* [Task details] Omit every picture while repeating the entries exactly.

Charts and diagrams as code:
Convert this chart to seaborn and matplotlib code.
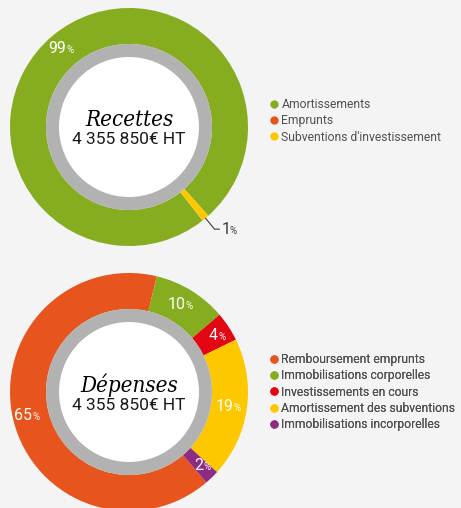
import numpy as np
import matplotlib
matplotlib.use('Agg')
import matplotlib.pyplot as plt
import seaborn as sns
from matplotlib.lines import Line2D
from matplotlib.patches import Circle

sns.set_theme(style='white')
plt.rcParams['font.family'] = ['Roboto', 'DejaVu Sans']

# Data
recettes_labels = ['Amortissements', 'Emprunts', "Subventions d'investissement"]
recettes_values = [99, 0, 1]
recettes_colors = ['#86ad1f', '#e8541e', '#fec800']

depenses_labels = ['Remboursement emprunts', 'Immobilisations corporelles',
                   'Investissements en cours', 'Amortissement des subventions',
                   'Immobilisations incorporelles']
depenses_values = [65, 10, 4, 19, 2]
depenses_colors = ['#e8541e', '#86ad1f', '#e30613', '#fec800', '#8e2c84']

total_text = '4 355 850€ HT'

BG = '#f4f4f4'
TXT = '#505050'
R_OUT, R_RING, R_HOLE = 119, 83, 70

fig = plt.figure(figsize=(4.61, 5.08), dpi=100, facecolor=BG)
ax = fig.add_axes([0, 0, 1, 1])
ax.set_facecolor(BG)


def donut(center, values, colors, title, startangle, counterclock, outside=()):
    wedges, _ = ax.pie(values, colors=colors, startangle=startangle,
                       counterclock=counterclock, center=center, radius=R_OUT,
                       wedgeprops=dict(width=R_OUT - R_RING, linewidth=0))
    ax.add_patch(Circle(center, R_RING, color='#b2b2b2', lw=0, zorder=3))
    ax.add_patch(Circle(center, R_HOLE, color='white', lw=0, zorder=4))
    cx, cy = center
    ax.text(cx, cy + 7, title, ha='center', va='center', fontsize=16,
            family='DejaVu Serif', style='italic', fontstretch='condensed',
            color='black', zorder=5)
    ax.text(cx, cy - 13, total_text, ha='center', va='center', fontsize=12.5,
            color='#1a1a1a', zorder=5)
    for w, v in zip(wedges, values):
        if v == 0:
            continue
        ang = np.deg2rad((w.theta1 + w.theta2) / 2)
        if v in outside:
            x0 = cx + R_OUT * np.cos(ang)
            y0 = cy + R_OUT * np.sin(ang)
            x1, y1 = x0 + 9, y0 - 11
            ax.plot([x0, x1, x1 + 5], [y0, y1, y1], color='#3c3c3c', lw=0.8, zorder=5)
            ax.text(x1 + 7, y1, f'{v}', ha='left', va='center', fontsize=11.5,
                    color='#3c3c3c', zorder=5)
            ax.text(x1 + 15, y1 - 1.5, '%', ha='left', va='center', fontsize=7,
                    color='#3c3c3c', zorder=5)
        else:
            r = 0.86 * R_OUT
            x = cx + r * np.cos(ang)
            y = cy + r * np.sin(ang)
            ax.text(x + 3, y, f'{v}', ha='right', va='center', fontsize=11.5,
                    color='white', zorder=5)
            ax.text(x + 3.5, y - 1.5, '%', ha='left', va='center', fontsize=7,
                    color='white', zorder=5)
    return wedges


def legend(labels, colors, x, y):
    handles = [Line2D([], [], ls='', marker='o', markersize=6, color=c,
                      markeredgewidth=0) for c in colors]
    leg = ax.legend(handles, labels, loc='upper left', bbox_to_anchor=(x, y),
                    bbox_transform=ax.transData, frameon=False, fontsize=8.7,
                    handlelength=0.6, handletextpad=0.35, labelspacing=0.27,
                    borderpad=0, borderaxespad=0, labelcolor=TXT)
    ax.add_artist(leg)


donut((129, 381), recettes_values, recettes_colors, 'Recettes',
      startangle=-48.2, counterclock=True, outside=(1,))
donut((129, 116), depenses_values, depenses_colors, 'Dépenses',
      startangle=-49.5, counterclock=False)

legend(recettes_labels, recettes_colors, 270, 508 - 98)
legend(depenses_labels, depenses_colors, 270, 508 - 353)

ax.set_xlim(0, 461)
ax.set_ylim(0, 508)
ax.set_aspect('equal')
ax.axis('off')

fig.savefig('out.png', dpi=100, facecolor=BG)
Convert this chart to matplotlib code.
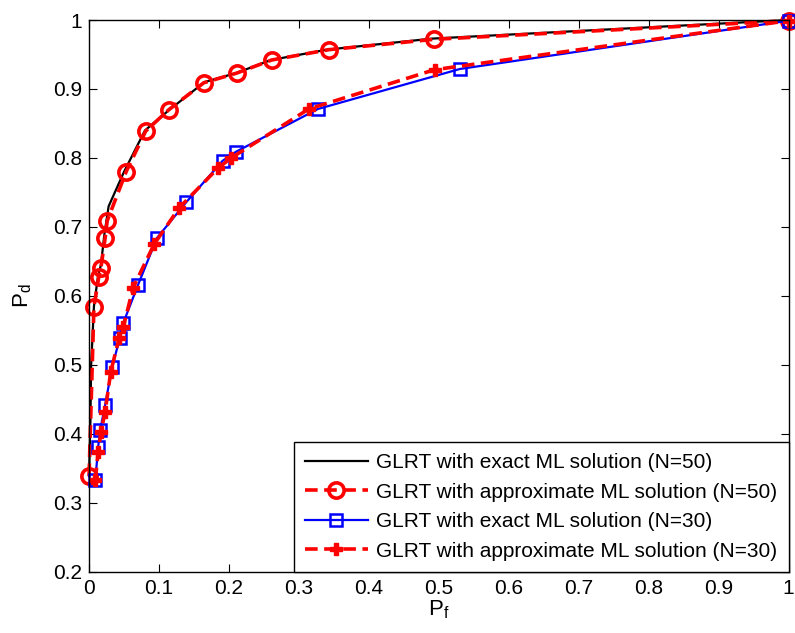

* [The output]
Convert this chart to seaborn and matplotlib code.
import numpy as np
import matplotlib
matplotlib.use('Agg')
import matplotlib.pyplot as plt
import seaborn as sns
from matplotlib.lines import Line2D
from matplotlib.patches import Circle

sns.set_theme(style='white')
plt.rcParams['font.family'] = ['Roboto', 'DejaVu Sans']

# Data
recettes_labels = ['Amortissements', 'Emprunts', "Subventions d'investissement"]
recettes_values = [99, 0, 1]
recettes_colors = ['#86ad1f', '#e8541e', '#fec800']

depenses_labels = ['Remboursement emprunts', 'Immobilisations corporelles',
                   'Investissements en cours', 'Amortissement des subventions',
                   'Immobilisations incorporelles']
depenses_values = [65, 10, 4, 19, 2]
depenses_colors = ['#e8541e', '#86ad1f', '#e30613', '#fec800', '#8e2c84']

total_text = '4 355 850€ HT'

BG = '#f4f4f4'
TXT = '#505050'
R_OUT, R_RING, R_HOLE = 119, 83, 70

fig = plt.figure(figsize=(4.61, 5.08), dpi=100, facecolor=BG)
ax = fig.add_axes([0, 0, 1, 1])
ax.set_facecolor(BG)


def donut(center, values, colors, title, startangle, counterclock, outside=()):
    wedges, _ = ax.pie(values, colors=colors, startangle=startangle,
                       counterclock=counterclock, center=center, radius=R_OUT,
                       wedgeprops=dict(width=R_OUT - R_RING, linewidth=0))
    ax.add_patch(Circle(center, R_RING, color='#b2b2b2', lw=0, zorder=3))
    ax.add_patch(Circle(center, R_HOLE, color='white', lw=0, zorder=4))
    cx, cy = center
    ax.text(cx, cy + 7, title, ha='center', va='center', fontsize=16,
            family='DejaVu Serif', style='italic', fontstretch='condensed',
            color='black', zorder=5)
    ax.text(cx, cy - 13, total_text, ha='center', va='center', fontsize=12.5,
            color='#1a1a1a', zorder=5)
    for w, v in zip(wedges, values):
        if v == 0:
            continue
        ang = np.deg2rad((w.theta1 + w.theta2) / 2)
        if v in outside:
            x0 = cx + R_OUT * np.cos(ang)
            y0 = cy + R_OUT * np.sin(ang)
            x1, y1 = x0 + 9, y0 - 11
            ax.plot([x0, x1, x1 + 5], [y0, y1, y1], color='#3c3c3c', lw=0.8, zorder=5)
            ax.text(x1 + 7, y1, f'{v}', ha='left', va='center', fontsize=11.5,
                    color='#3c3c3c', zorder=5)
            ax.text(x1 + 15, y1 - 1.5, '%', ha='left', va='center', fontsize=7,
                    color='#3c3c3c', zorder=5)
        else:
            r = 0.86 * R_OUT
            x = cx + r * np.cos(ang)
            y = cy + r * np.sin(ang)
            ax.text(x + 3, y, f'{v}', ha='right', va='center', fontsize=11.5,
                    color='white', zorder=5)
            ax.text(x + 3.5, y - 1.5, '%', ha='left', va='center', fontsize=7,
                    color='white', zorder=5)
    return wedges


def legend(labels, colors, x, y):
    handles = [Line2D([], [], ls='', marker='o', markersize=6, color=c,
                      markeredgewidth=0) for c in colors]
    leg = ax.legend(handles, labels, loc='upper left', bbox_to_anchor=(x, y),
                    bbox_transform=ax.transData, frameon=False, fontsize=8.7,
                    handlelength=0.6, handletextpad=0.35, labelspacing=0.27,
                    borderpad=0, borderaxespad=0, labelcolor=TXT)
    ax.add_artist(leg)


donut((129, 381), recettes_values, recettes_colors, 'Recettes',
      startangle=-48.2, counterclock=True, outside=(1,))
donut((129, 116), depenses_values, depenses_colors, 'Dépenses',
      startangle=-49.5, counterclock=False)

legend(recettes_labels, recettes_colors, 270, 508 - 98)
legend(depenses_labels, depenses_colors, 270, 508 - 353)

ax.set_xlim(0, 461)
ax.set_ylim(0, 508)
ax.set_aspect('equal')
ax.axis('off')

fig.savefig('out.png', dpi=100, facecolor=BG)
Convert this chart to matplotlib code.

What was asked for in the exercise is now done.